Implementation:Speechbrain Speechbrain Train CommonVoice Seq2Seq Wav2Vec
| Knowledge Sources | |
|---|---|
| Domains | ASR, Training |
| Last Updated | 2026-02-09 00:00 GMT |
Overview
Concrete tool for training a sequence-to-sequence ASR system with a pretrained wav2vec2 encoder on the CommonVoice dataset provided by the SpeechBrain library.
Description
This training script implements a sequence-to-sequence ASR system that uses a pretrained wav2vec2 model as the encoder instead of a traditional CRDNN. The default configuration leverages the XLSR wav2vec2 model (e.g., facebook/wav2vec2-large-xlsr-53-french) for multilingual feature extraction. The decoder is GRU-based with BeamSearch, and the system is trained with joint CTC and negative log-likelihood losses on BPE sub-word units. This approach typically yields superior performance compared to training from scratch by leveraging self-supervised pretraining.
Usage
Use this script to train a wav2vec2-based seq2seq ASR model on any CommonVoice language. Run it with: python train_with_wav2vec.py hparams/train_with_wav2vec2.yaml.
Code Reference
Source Location
- Repository: SpeechBrain
- File: recipes/CommonVoice/ASR/seq2seq/train_with_wav2vec.py
Signature
class ASR(sb.core.Brain):
def compute_forward(self, batch, stage):
"""Forward computations from the waveform batches to the output probabilities."""
...
def compute_objectives(self, predictions, batch, stage):
...
Import
import speechbrain as sb
from speechbrain.core import Brain
I/O Contract
Inputs
| Name | Type | Required | Description |
|---|---|---|---|
| hparams_file | str | Yes | Path to the YAML hyperparameter configuration file (e.g., hparams/train_with_wav2vec2.yaml) |
| batch.sig | tuple | Yes | Waveform tensor and lengths from the dataloader |
| batch.tokens_bos | tuple | Yes | BPE tokens with beginning-of-sequence marker |
| batch.tokens_eos | tuple | Yes | BPE tokens with end-of-sequence marker |
| batch.tokens | tuple | Yes | BPE tokens without special markers (for CTC) |
Outputs
| Name | Type | Description |
|---|---|---|
| p_ctc | tensor | CTC log-probabilities over the token vocabulary |
| p_seq | tensor | Seq2seq output probabilities from the decoder |
| wav_lens | tensor | Relative lengths of the input waveforms |
| model checkpoint | file | Saved model parameters including fine-tuned wav2vec2 weights |
| WER/CER metrics | float | Word error rate and character error rate on dev/test sets |
Usage Examples
# Command-line usage
# python train_with_wav2vec.py hparams/train_with_wav2vec2.yaml
# Programmatic usage
import sys
from hyperpyyaml import load_hyperpyyaml
hparams_file, run_opts, overrides = sb.parse_arguments(sys.argv[1:])
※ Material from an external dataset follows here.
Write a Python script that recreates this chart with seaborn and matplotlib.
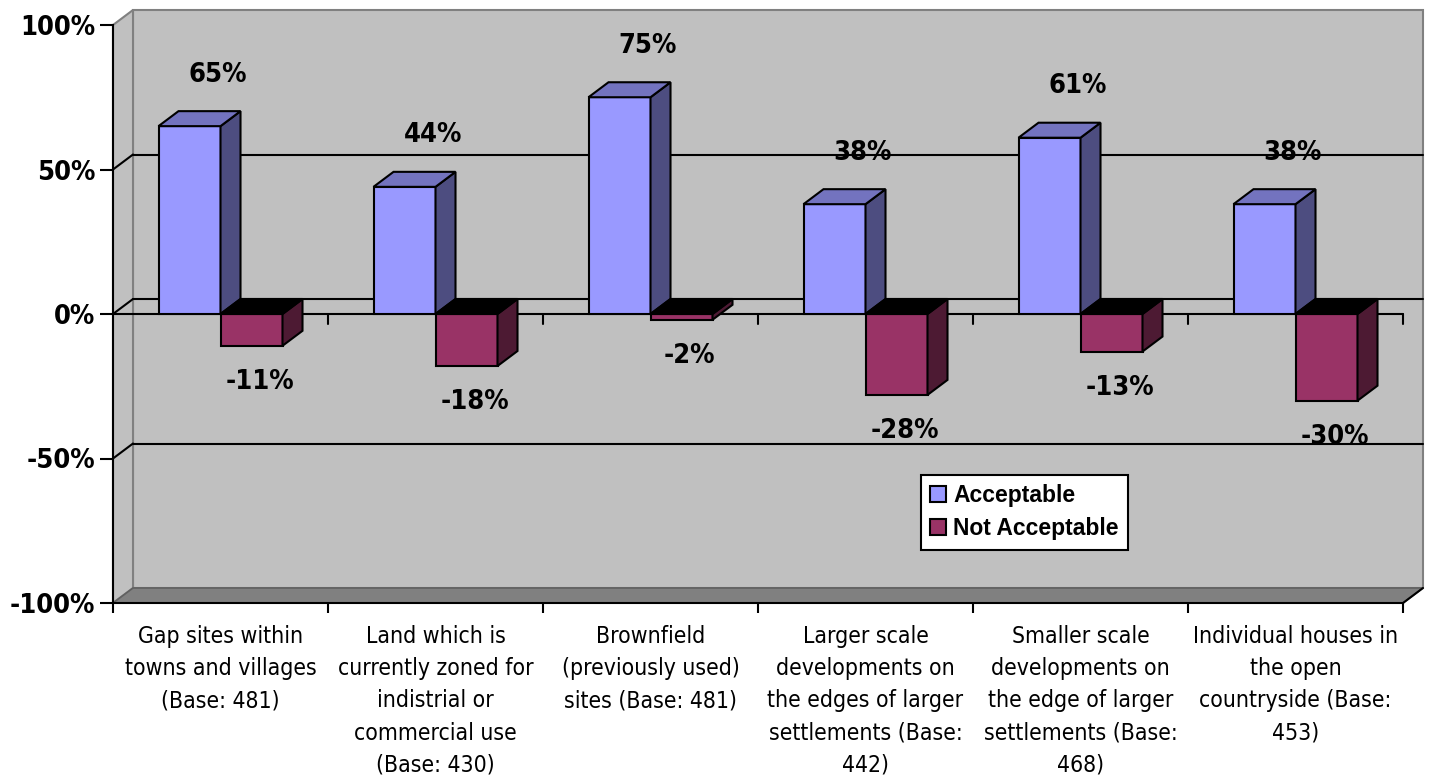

with open(hparams_file) as fin:
hparams = load_hyperpyyaml(fin, overrides)
asr_brain = ASR(
modules=hparams["modules"],
hparams=hparams,
run_opts=run_opts,
opt_class=hparams["opt_class"],
checkpointer=hparams["checkpointer"],
)
asr_brain.fit(
hparams["epoch_counter"],
train_data,
valid_data,
train_loader_kwargs=hparams["dataloader_options"],
valid_loader_kwargs=hparams["test_dataloader_options"],
)